### AIM
Reproduce nothing except the lines between the line with "What Bokeh code" and the line with "TITLE_Y = 40.5", both ends included, and please leave out pictures.

### DATA SHOWN
■ ■ ■ ■

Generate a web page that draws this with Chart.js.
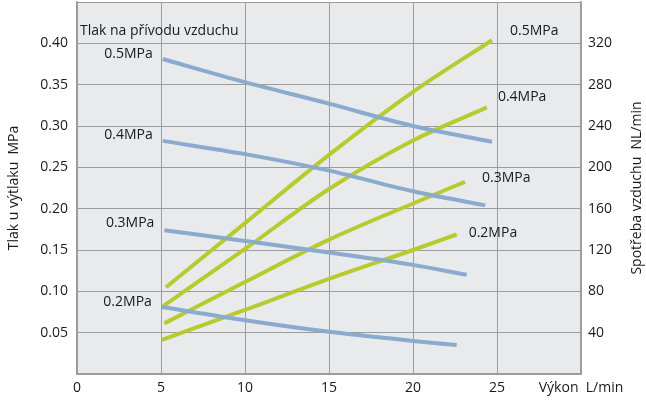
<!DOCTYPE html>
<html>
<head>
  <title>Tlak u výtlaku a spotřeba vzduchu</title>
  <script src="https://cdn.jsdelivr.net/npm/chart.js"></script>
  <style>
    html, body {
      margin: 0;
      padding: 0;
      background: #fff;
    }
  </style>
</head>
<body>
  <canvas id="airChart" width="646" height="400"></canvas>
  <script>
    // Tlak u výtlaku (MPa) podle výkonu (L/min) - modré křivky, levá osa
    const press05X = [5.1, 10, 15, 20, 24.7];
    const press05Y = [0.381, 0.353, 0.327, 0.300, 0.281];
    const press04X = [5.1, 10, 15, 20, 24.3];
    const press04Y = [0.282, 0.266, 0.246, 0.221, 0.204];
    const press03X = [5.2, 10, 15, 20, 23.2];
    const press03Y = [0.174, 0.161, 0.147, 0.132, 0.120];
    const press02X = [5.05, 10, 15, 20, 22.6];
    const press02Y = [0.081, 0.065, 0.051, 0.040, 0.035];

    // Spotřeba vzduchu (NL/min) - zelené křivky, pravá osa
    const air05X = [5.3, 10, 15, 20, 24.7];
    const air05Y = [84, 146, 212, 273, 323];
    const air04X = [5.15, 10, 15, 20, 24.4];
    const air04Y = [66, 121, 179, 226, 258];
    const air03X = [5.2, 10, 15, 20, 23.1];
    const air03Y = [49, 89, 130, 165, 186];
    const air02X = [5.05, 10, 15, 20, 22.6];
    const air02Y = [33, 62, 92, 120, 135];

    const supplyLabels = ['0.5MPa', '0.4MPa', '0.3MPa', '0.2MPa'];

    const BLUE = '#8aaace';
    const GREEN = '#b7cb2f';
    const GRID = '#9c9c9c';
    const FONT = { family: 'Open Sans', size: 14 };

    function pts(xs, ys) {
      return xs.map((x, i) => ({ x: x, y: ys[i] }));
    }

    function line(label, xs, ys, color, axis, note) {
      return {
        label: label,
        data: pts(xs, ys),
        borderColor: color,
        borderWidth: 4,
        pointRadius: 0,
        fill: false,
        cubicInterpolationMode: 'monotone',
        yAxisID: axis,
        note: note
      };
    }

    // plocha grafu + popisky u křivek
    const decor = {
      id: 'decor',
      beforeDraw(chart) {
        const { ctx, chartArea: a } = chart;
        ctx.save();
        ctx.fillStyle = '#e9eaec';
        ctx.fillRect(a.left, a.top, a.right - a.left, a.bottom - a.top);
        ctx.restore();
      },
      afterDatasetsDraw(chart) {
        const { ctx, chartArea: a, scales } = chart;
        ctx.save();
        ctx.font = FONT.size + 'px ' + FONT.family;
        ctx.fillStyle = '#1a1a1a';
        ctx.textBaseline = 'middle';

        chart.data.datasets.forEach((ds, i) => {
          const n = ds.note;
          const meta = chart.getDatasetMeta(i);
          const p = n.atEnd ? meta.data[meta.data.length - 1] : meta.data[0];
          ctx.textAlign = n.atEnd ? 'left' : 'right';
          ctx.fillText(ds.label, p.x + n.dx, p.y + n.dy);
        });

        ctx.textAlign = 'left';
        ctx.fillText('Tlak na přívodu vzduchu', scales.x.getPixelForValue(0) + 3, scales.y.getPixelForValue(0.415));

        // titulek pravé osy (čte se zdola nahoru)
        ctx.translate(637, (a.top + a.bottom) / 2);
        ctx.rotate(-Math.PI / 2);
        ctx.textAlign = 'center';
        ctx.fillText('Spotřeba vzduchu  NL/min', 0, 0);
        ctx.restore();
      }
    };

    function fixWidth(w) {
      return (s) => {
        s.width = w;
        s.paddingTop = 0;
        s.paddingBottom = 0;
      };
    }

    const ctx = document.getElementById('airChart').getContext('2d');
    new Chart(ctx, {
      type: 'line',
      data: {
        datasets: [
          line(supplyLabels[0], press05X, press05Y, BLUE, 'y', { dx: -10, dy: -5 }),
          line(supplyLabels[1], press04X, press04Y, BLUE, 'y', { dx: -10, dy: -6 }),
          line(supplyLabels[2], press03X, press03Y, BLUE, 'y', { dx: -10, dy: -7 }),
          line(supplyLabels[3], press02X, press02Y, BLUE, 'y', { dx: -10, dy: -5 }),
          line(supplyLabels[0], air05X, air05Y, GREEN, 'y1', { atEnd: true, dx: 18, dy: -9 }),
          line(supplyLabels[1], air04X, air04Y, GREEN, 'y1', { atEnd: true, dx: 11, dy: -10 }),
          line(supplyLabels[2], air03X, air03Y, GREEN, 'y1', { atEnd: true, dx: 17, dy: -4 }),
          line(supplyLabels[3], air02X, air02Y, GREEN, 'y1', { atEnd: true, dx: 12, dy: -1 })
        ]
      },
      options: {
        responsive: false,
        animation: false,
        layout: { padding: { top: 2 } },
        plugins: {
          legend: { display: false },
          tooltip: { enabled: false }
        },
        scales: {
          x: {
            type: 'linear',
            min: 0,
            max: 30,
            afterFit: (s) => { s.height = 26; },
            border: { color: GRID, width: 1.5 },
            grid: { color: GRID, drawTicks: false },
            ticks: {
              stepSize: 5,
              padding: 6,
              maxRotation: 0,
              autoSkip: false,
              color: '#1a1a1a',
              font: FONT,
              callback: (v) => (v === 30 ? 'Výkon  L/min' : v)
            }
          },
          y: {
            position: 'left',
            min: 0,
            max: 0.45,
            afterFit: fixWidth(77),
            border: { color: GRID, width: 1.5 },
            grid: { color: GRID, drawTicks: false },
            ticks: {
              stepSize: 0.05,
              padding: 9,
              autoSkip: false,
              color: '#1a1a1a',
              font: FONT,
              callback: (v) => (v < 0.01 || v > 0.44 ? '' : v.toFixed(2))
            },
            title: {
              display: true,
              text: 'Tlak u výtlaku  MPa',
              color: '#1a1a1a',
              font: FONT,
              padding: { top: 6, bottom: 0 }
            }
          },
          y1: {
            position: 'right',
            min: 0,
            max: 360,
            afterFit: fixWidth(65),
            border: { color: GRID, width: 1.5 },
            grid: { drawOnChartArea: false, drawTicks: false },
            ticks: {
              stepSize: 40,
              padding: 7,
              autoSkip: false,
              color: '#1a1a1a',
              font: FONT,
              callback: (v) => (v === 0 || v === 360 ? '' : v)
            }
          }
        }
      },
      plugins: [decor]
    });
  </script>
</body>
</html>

■ ■ ■ ■

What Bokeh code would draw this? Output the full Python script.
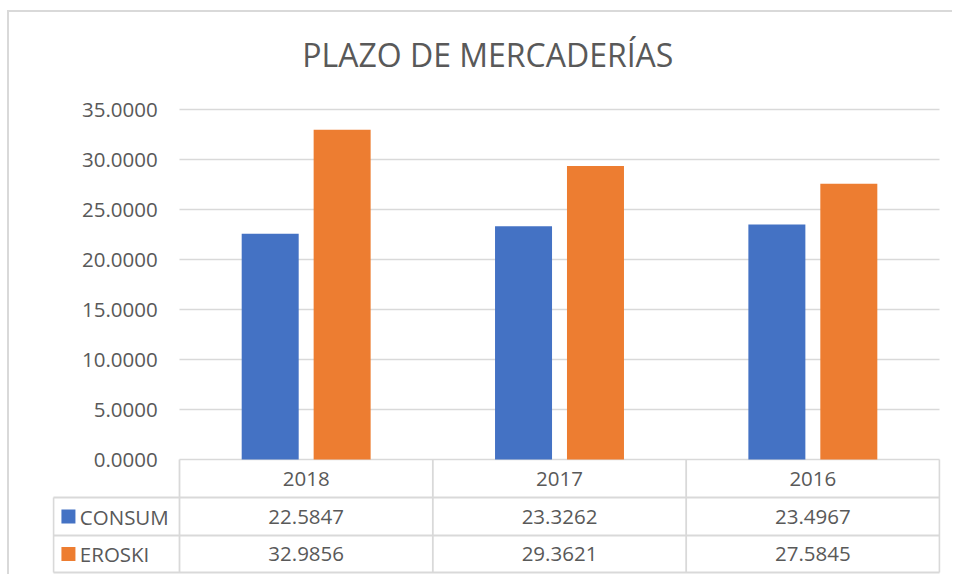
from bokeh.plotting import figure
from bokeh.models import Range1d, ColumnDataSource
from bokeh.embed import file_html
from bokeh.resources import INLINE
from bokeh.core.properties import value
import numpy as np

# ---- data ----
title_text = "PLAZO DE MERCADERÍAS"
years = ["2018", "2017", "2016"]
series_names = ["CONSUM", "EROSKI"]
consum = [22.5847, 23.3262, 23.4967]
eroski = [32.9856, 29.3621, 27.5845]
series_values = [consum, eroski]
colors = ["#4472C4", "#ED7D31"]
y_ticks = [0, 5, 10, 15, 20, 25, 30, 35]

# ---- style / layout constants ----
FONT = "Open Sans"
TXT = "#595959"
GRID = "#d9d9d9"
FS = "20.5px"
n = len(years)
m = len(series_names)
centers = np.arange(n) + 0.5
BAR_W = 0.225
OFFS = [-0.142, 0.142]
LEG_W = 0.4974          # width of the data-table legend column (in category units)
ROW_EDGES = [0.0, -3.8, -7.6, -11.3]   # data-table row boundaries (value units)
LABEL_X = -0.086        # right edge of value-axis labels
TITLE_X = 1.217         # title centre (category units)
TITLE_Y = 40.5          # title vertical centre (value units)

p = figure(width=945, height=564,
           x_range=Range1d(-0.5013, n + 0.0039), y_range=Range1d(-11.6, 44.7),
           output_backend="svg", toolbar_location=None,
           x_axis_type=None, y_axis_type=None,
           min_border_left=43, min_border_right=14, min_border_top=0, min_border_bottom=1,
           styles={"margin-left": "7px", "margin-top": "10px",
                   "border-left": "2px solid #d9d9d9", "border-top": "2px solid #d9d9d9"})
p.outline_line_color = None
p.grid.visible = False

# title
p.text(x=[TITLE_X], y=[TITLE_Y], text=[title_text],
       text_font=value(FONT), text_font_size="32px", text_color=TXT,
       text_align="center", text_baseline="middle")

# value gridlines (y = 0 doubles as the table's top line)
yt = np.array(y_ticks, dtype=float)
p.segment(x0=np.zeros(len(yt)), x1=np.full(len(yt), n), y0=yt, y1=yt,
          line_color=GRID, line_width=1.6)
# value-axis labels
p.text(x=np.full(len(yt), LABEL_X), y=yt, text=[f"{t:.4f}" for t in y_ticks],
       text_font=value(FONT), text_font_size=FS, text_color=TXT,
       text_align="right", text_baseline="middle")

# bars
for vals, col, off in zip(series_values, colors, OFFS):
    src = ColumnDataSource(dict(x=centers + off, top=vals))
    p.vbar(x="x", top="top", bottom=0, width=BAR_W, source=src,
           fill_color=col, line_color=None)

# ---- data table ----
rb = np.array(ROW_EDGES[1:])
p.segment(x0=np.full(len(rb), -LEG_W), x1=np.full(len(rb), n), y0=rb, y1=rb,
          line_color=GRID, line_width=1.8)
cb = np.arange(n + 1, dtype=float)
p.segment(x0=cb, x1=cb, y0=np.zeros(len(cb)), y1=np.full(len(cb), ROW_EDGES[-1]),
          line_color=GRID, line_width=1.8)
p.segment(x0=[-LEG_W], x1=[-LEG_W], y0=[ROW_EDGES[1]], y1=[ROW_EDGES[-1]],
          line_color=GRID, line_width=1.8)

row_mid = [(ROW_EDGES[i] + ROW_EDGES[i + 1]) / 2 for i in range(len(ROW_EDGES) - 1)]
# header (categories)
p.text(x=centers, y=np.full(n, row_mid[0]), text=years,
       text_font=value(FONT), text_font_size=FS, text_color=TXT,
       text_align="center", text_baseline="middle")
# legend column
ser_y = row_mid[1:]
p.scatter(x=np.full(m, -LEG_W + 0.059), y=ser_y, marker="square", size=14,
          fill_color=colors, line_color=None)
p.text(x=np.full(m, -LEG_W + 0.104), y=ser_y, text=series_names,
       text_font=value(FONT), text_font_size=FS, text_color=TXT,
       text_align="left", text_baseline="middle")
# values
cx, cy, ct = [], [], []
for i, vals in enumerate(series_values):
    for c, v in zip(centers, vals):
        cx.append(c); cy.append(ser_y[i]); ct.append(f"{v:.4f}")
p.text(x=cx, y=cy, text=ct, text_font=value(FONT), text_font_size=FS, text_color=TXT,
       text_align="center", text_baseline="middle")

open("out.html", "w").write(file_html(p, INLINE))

■ ■ ■ ■

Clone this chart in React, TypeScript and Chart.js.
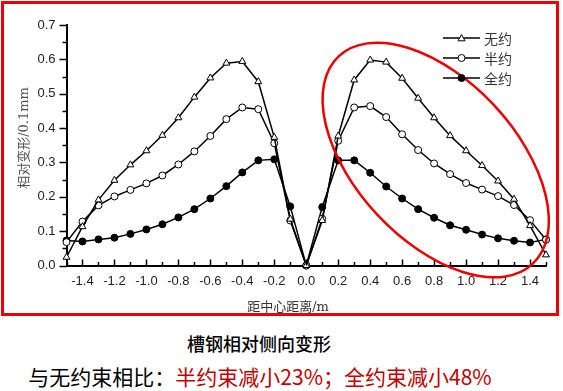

■ ■ ■ ■

### WRITTEN SOLUTION
What Bokeh code would draw this? Output the full Python script.
from bokeh.plotting import figure
from bokeh.models import Range1d, ColumnDataSource
from bokeh.embed import file_html
from bokeh.resources import INLINE
from bokeh.core.properties import value
import numpy as np

# ---- data ----
title_text = "PLAZO DE MERCADERÍAS"
years = ["2018", "2017", "2016"]
series_names = ["CONSUM", "EROSKI"]
consum = [22.5847, 23.3262, 23.4967]
eroski = [32.9856, 29.3621, 27.5845]
series_values = [consum, eroski]
colors = ["#4472C4", "#ED7D31"]
y_ticks = [0, 5, 10, 15, 20, 25, 30, 35]

# ---- style / layout constants ----
FONT = "Open Sans"
TXT = "#595959"
GRID = "#d9d9d9"
FS = "20.5px"
n = len(years)
m = len(series_names)
centers = np.arange(n) + 0.5
BAR_W = 0.225
OFFS = [-0.142, 0.142]
LEG_W = 0.4974          # width of the data-table legend column (in category units)
ROW_EDGES = [0.0, -3.8, -7.6, -11.3]   # data-table row boundaries (value units)
LABEL_X = -0.086        # right edge of value-axis labels
TITLE_X = 1.217         # title centre (category units)
TITLE_Y = 40.5          # title vertical centre (value units)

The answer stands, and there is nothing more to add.